The walk-around is known as “Safe Passage,” and it’s meant as a building block in developing long-term relationships between kids and their elders in the neighborhoods. Many of the men who walk the streets are ex-offenders searching for opportunities to give back to the communities they once committed crimes in.

On a recent morning, Watkins was joined by Rickey Bryant, William Lawson, Cortez McDaniel, Donald Zimmerman and Elvin Johnson.

All are part of the National Homecomers Academy, which works with former offenders as they return from jail and prison stints. The men, who don’t actually escort children to school, are referred by probation officers and pastors.

“Just being out here is part of giving back to a community where I was part of the problem,” said Bryant, 52, a District native who was released from prison several years ago. “But what’s most important to me is talking with these young folks and letting them know they can make different decisions, trying to plant seeds that get them thinking differently.”

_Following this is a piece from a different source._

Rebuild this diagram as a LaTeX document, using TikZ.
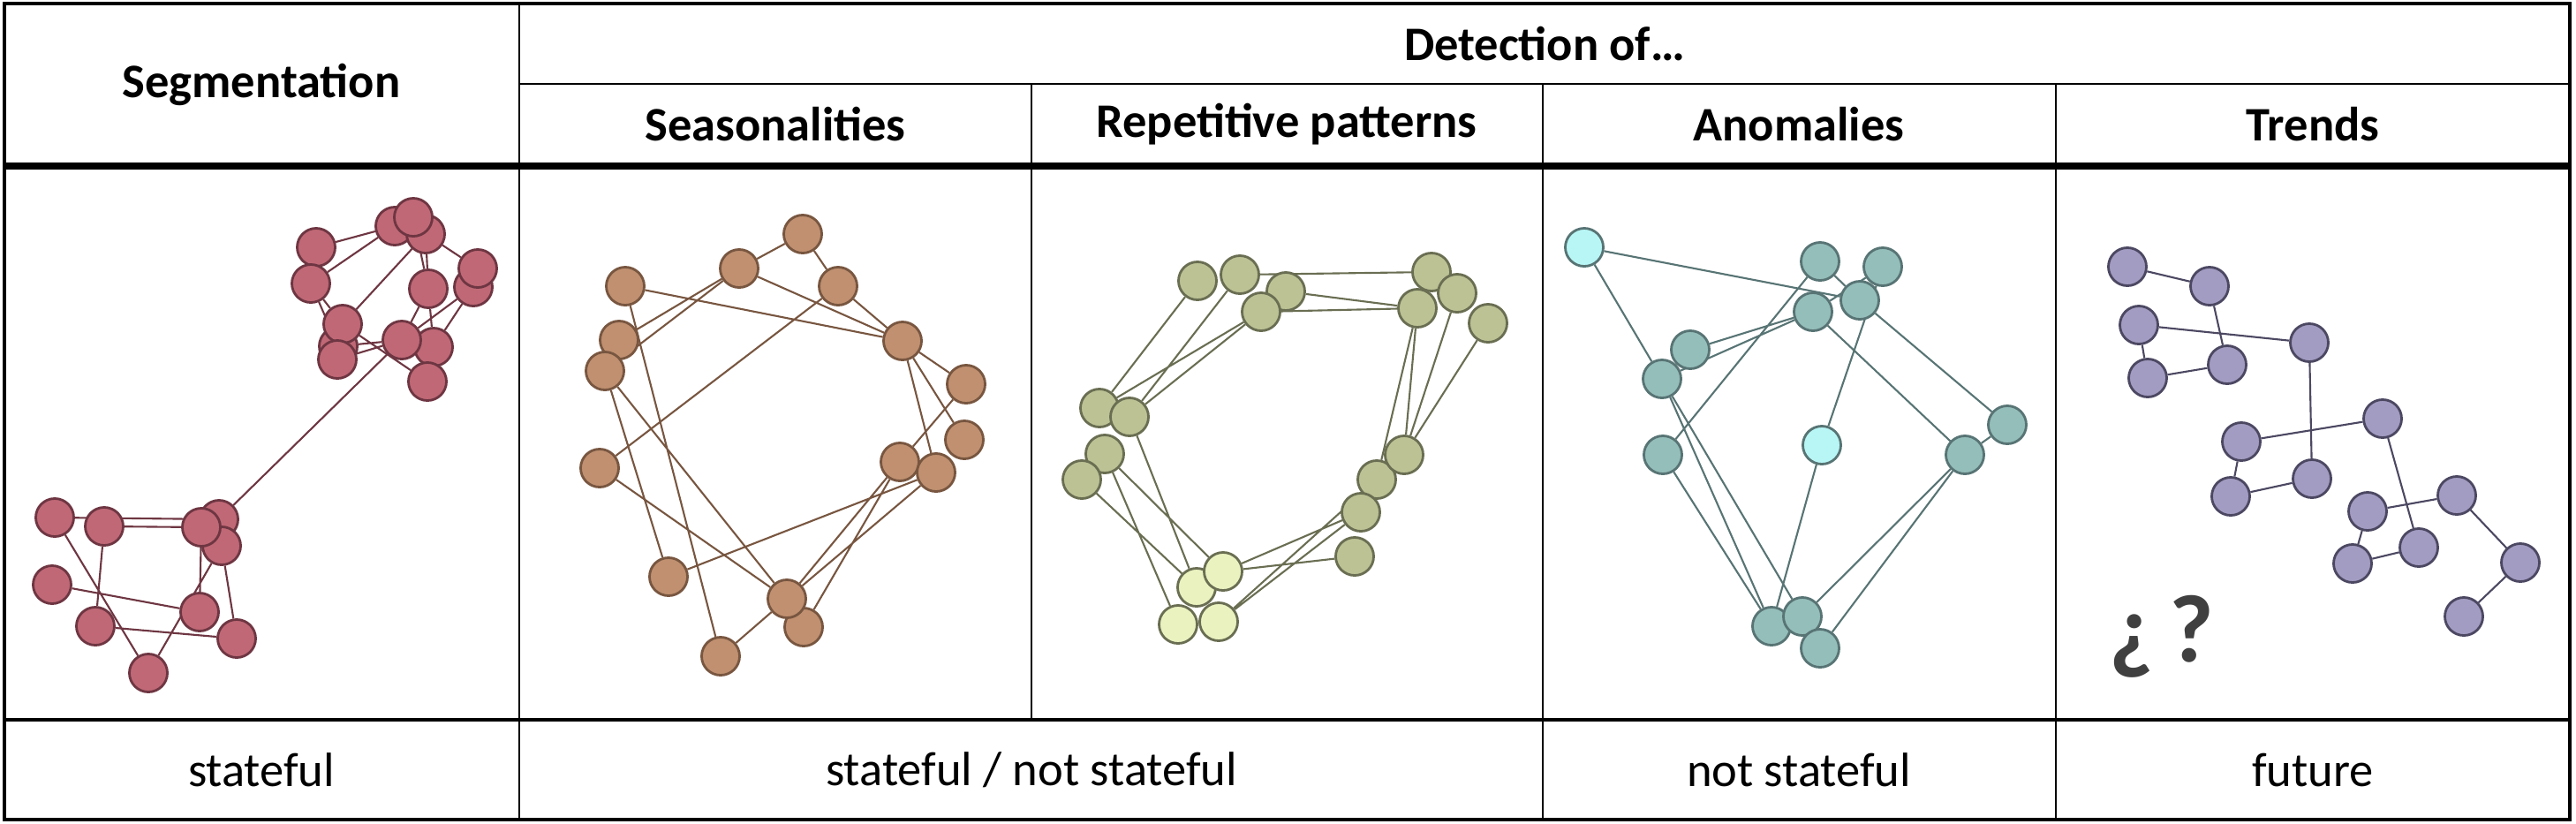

The morning walks — usually about six men show up rain or shine — is an effort to address a persistent problem: groups of kids from different neighborhoods fighting over turf and bullying each other as they go to and from school.

Watkins, 55, first started his version of the Safe Passage program 10 years ago in Ward 8. Children he knew from several middle schools would tip him off to after-school fights. As the director of a social service agency, he would often round up staff members and intervene before any violence occurred.

“The kids came to us because they knew they didn’t want to fight and they felt they could trust us not to tell anyone who tipped us off . . . and they knew we could stop stuff from going down,” Watkins said.

Watkins decided to revamp the volunteer effort after violence spiked in the Lincoln Heights neighborhood in the summer of 2010, and he reintegrated it into the two Ward 7 neighborhoods. There had been a number of shootings in Lincoln Heights, largely involving different groups of kids in neighboring developments. Some parents said their children were afraid to walk to school by themselves, so Watkins decided to gather men from the Homecomers and create a morning presence in the neighborhood.